BCT refuses to give any exact figures, but Gonda says the group has stable revenues of more than €200 million and profitability is improving. BCT is making an operating profit and is cash positive, enabling it to repay debt, which reportedly hit €209 million. “A reasonable debt is Koruna2 billion-2.5 billion on our revenues of Koruna6 billion,” he says. “We are getting very close to that.”

Private equity firms active in Prague say that Porcela Plus' banks have pushed Radovan Kvet and Jan Soucek, the group's secretive owners, to put the company up for sale.

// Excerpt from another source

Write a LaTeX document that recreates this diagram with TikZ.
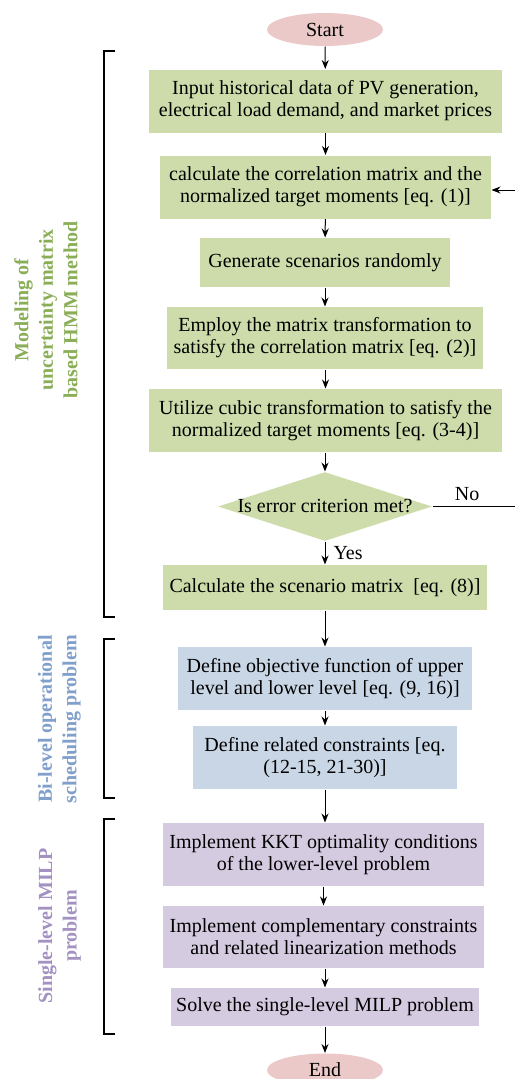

Gonda denies that there is any commercial pressure to do a deal.

“We feel the group is strong enough and has made substantial progress on its own,” he insists. “A lot of companies in Western Europe are closing down. We're still in business. Our sales levels are not dropping. And we're doing it without foreign investment.”

Private equity firms have been taking a look at Porcela Plus over the past year, but have been put off by its complex and untransparent structure, as well as the owners' insistence on selling the group as a whole.

“It's a good business, it's growing and it could be more profitable than it is,” said one private equity manager, pointing to the group's low margins because of its reliance on other companies for distribution.

Any private equity buyer is likely to radically restructure the group, selling off profitable operations such as technical glass quickly, while shrinking and repositioning the lead crystal and sodium-potash glass operations before approaching strategic buyers.

The Czech glass maker is destined, it seems, to go the way of its beer and car industries.